== TASK REQUIREMENTS ==
Write out the listing from the line with "Clone this chart in Altair." to the line with "632.0, 644.6, 657.3, 669.9, 682.6, 695.2, 707.8, 720.5, 733.1]", both lines included, exactly and nothing beyond. Leave pictures out.

== DATA PROVIDED ==
++++++++++

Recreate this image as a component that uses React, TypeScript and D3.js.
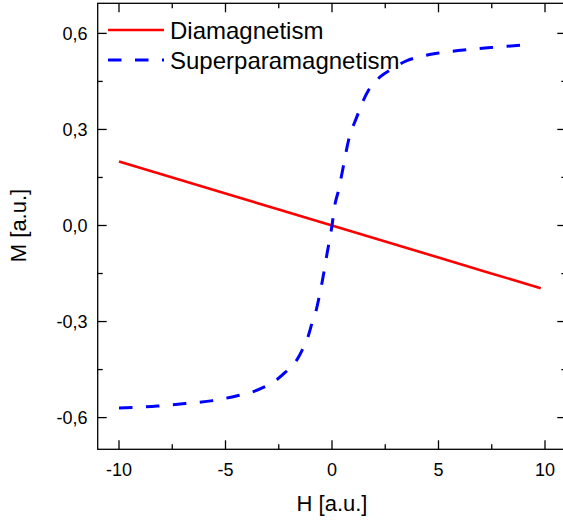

++++++++++

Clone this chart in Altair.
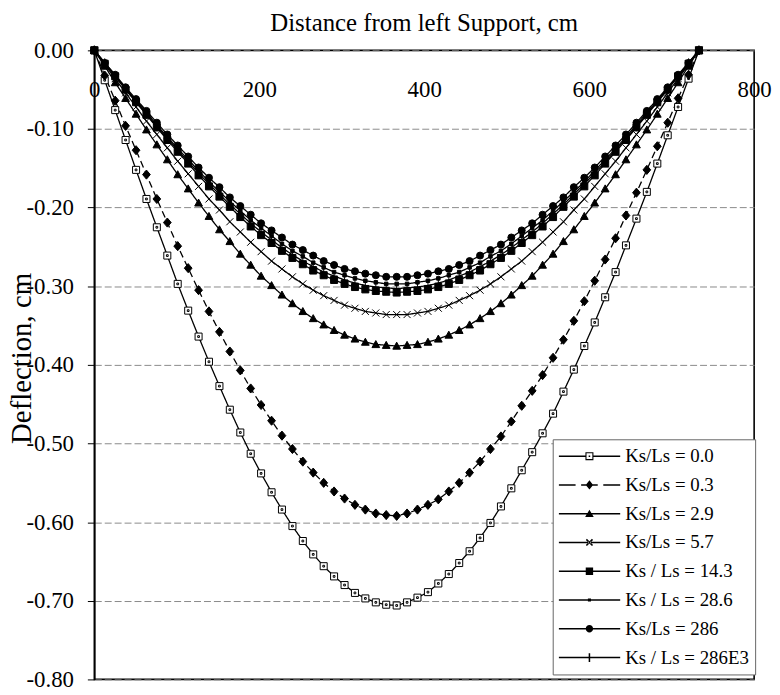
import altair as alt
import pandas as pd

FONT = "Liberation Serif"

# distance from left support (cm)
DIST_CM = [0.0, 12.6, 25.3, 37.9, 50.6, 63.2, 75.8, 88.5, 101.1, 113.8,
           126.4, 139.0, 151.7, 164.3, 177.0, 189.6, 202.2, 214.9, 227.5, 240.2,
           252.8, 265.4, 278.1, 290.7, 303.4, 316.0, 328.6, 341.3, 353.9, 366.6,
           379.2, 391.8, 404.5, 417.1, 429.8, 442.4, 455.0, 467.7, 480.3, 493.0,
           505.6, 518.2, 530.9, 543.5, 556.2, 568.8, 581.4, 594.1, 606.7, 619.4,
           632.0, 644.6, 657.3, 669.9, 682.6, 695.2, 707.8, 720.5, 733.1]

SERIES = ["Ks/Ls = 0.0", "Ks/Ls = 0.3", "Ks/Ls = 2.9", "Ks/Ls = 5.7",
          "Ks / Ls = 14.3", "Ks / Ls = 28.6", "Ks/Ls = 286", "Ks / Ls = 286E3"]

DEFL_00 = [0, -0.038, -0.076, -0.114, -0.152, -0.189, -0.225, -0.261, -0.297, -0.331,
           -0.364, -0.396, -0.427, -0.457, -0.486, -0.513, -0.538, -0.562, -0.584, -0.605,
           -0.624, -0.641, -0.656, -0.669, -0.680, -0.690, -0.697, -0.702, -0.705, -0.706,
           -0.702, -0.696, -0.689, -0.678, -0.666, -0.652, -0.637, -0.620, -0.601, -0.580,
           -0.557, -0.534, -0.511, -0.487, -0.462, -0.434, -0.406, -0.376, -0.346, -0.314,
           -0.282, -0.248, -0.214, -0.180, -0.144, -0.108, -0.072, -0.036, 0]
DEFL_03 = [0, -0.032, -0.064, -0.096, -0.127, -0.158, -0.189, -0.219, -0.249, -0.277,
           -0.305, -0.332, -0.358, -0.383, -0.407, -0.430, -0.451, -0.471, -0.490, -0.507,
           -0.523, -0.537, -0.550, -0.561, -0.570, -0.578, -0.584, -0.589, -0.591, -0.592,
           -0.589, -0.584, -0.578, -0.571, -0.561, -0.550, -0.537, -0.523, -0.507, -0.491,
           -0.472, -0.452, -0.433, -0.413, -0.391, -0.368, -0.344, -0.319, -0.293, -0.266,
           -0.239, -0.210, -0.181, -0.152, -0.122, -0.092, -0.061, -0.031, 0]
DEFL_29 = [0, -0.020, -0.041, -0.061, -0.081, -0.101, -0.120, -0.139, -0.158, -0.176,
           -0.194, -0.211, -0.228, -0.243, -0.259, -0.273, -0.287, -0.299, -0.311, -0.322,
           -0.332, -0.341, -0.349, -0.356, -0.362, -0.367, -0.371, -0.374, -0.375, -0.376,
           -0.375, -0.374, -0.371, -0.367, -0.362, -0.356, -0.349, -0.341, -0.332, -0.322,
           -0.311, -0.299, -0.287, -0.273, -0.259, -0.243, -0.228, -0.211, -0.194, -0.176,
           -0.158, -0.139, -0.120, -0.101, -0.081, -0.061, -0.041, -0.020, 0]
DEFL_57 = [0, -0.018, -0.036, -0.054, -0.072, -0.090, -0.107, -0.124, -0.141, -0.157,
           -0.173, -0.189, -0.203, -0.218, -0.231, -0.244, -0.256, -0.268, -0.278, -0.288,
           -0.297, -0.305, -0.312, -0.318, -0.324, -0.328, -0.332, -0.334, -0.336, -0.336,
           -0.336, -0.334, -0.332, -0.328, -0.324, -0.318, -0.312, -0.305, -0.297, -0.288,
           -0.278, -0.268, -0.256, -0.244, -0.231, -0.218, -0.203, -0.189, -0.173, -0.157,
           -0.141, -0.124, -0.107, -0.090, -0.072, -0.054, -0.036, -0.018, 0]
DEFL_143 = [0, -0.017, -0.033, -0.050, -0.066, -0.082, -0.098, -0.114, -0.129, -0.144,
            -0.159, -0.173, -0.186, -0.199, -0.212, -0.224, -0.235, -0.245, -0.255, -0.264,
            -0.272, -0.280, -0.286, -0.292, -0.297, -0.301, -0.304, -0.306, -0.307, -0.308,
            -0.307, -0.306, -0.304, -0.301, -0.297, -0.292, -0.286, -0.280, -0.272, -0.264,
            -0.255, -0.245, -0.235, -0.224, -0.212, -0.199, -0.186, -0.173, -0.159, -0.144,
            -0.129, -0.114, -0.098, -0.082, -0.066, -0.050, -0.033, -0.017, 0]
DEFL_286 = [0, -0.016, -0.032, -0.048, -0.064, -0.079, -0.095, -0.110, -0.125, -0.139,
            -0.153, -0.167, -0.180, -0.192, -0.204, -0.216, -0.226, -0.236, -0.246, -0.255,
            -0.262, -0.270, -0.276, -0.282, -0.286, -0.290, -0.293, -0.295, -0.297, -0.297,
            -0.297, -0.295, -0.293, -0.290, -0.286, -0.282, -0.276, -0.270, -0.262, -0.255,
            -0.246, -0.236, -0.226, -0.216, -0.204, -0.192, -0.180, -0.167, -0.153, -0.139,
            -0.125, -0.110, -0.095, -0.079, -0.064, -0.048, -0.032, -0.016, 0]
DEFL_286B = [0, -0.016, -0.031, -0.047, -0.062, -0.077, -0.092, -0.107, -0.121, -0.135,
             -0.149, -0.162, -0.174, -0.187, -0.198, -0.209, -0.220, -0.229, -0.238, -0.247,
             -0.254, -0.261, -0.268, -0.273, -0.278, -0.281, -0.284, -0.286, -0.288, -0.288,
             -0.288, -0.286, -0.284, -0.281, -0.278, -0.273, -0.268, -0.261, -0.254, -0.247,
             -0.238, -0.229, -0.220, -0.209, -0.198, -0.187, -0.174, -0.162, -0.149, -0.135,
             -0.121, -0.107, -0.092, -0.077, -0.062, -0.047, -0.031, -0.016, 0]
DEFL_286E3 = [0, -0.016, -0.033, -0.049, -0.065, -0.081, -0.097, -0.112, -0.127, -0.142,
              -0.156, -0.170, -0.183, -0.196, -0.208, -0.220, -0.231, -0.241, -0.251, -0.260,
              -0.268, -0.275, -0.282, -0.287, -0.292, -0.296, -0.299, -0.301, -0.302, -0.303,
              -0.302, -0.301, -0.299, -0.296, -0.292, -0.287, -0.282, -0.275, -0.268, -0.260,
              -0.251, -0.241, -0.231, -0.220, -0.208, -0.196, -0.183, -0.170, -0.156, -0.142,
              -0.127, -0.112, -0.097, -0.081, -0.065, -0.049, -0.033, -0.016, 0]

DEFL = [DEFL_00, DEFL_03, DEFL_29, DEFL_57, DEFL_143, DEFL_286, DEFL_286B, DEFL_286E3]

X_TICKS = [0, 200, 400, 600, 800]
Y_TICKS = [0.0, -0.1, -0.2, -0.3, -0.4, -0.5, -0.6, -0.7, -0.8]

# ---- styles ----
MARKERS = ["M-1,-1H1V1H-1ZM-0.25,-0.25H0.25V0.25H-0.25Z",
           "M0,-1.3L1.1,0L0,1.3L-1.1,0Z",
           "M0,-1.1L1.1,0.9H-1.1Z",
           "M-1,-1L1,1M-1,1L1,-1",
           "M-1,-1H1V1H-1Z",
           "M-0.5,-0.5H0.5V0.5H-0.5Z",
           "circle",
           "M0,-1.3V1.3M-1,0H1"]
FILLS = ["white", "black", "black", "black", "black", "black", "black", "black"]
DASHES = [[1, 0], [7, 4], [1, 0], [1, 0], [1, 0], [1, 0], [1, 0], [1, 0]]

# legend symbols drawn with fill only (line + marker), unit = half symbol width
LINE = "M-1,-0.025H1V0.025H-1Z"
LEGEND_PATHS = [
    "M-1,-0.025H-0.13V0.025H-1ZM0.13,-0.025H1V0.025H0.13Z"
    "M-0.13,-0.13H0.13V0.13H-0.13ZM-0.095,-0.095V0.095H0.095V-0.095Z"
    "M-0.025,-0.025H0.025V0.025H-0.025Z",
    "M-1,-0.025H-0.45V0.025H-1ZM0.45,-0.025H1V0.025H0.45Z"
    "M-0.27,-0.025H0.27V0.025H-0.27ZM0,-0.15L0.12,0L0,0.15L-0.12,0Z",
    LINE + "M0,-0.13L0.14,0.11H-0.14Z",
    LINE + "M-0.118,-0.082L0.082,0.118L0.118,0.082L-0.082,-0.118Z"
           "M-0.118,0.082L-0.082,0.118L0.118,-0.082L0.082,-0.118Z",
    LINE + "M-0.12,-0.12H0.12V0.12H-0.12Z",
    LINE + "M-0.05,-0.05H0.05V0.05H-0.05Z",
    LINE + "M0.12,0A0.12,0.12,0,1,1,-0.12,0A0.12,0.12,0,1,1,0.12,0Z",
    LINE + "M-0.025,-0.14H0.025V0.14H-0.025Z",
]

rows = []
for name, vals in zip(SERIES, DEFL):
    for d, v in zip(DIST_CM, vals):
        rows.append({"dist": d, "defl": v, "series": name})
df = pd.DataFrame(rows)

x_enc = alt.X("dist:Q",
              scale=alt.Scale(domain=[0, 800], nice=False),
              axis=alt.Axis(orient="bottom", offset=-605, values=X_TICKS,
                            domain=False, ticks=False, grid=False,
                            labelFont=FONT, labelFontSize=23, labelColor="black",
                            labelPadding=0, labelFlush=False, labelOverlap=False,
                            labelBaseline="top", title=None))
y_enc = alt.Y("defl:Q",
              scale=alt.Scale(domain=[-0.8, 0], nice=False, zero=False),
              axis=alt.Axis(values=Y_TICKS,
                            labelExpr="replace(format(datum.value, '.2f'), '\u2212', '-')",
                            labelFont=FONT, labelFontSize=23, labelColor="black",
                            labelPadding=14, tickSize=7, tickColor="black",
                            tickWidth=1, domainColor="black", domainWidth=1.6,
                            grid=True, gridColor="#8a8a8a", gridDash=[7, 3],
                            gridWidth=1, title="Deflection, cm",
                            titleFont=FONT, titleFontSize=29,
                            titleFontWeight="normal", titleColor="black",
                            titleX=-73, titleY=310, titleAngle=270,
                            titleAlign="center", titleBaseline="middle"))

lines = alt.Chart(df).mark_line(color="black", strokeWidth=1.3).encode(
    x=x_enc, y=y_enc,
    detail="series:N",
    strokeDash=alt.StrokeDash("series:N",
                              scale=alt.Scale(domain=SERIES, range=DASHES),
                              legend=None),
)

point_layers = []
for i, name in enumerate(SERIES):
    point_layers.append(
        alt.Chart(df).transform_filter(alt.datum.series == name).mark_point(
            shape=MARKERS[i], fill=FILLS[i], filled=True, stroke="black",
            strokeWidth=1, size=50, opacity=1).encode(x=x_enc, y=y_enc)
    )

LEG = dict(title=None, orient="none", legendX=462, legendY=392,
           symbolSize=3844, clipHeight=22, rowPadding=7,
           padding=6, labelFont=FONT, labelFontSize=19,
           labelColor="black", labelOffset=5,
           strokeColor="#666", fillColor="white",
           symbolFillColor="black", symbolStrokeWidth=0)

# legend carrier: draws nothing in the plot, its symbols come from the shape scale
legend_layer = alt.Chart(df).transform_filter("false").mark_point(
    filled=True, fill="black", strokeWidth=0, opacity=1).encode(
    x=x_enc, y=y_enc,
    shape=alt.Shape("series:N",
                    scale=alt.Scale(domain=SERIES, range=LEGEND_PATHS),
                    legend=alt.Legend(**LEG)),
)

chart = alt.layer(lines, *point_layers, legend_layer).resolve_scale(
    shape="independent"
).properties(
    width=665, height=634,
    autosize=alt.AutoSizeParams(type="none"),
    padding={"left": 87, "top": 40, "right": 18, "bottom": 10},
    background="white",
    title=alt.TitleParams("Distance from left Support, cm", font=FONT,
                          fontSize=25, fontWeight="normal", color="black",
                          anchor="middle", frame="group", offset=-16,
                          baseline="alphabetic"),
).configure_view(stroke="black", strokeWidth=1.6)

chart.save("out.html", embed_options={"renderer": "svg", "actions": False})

++++++++++

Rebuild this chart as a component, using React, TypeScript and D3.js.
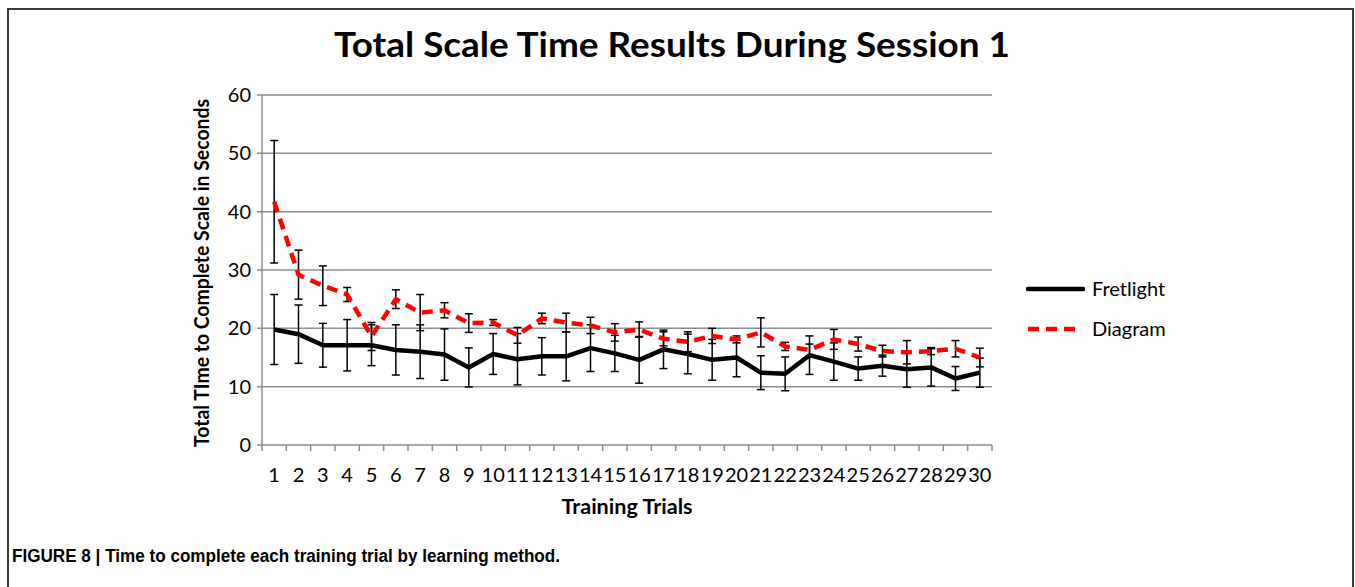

++++++++++

== TASK ANSWER ==
Clone this chart in Altair.
import altair as alt
import pandas as pd

FONT = "Liberation Serif"

# distance from left support (cm)
DIST_CM = [0.0, 12.6, 25.3, 37.9, 50.6, 63.2, 75.8, 88.5, 101.1, 113.8,
           126.4, 139.0, 151.7, 164.3, 177.0, 189.6, 202.2, 214.9, 227.5, 240.2,
           252.8, 265.4, 278.1, 290.7, 303.4, 316.0, 328.6, 341.3, 353.9, 366.6,
           379.2, 391.8, 404.5, 417.1, 429.8, 442.4, 455.0, 467.7, 480.3, 493.0,
           505.6, 518.2, 530.9, 543.5, 556.2, 568.8, 581.4, 594.1, 606.7, 619.4,
           632.0, 644.6, 657.3, 669.9, 682.6, 695.2, 707.8, 720.5, 733.1]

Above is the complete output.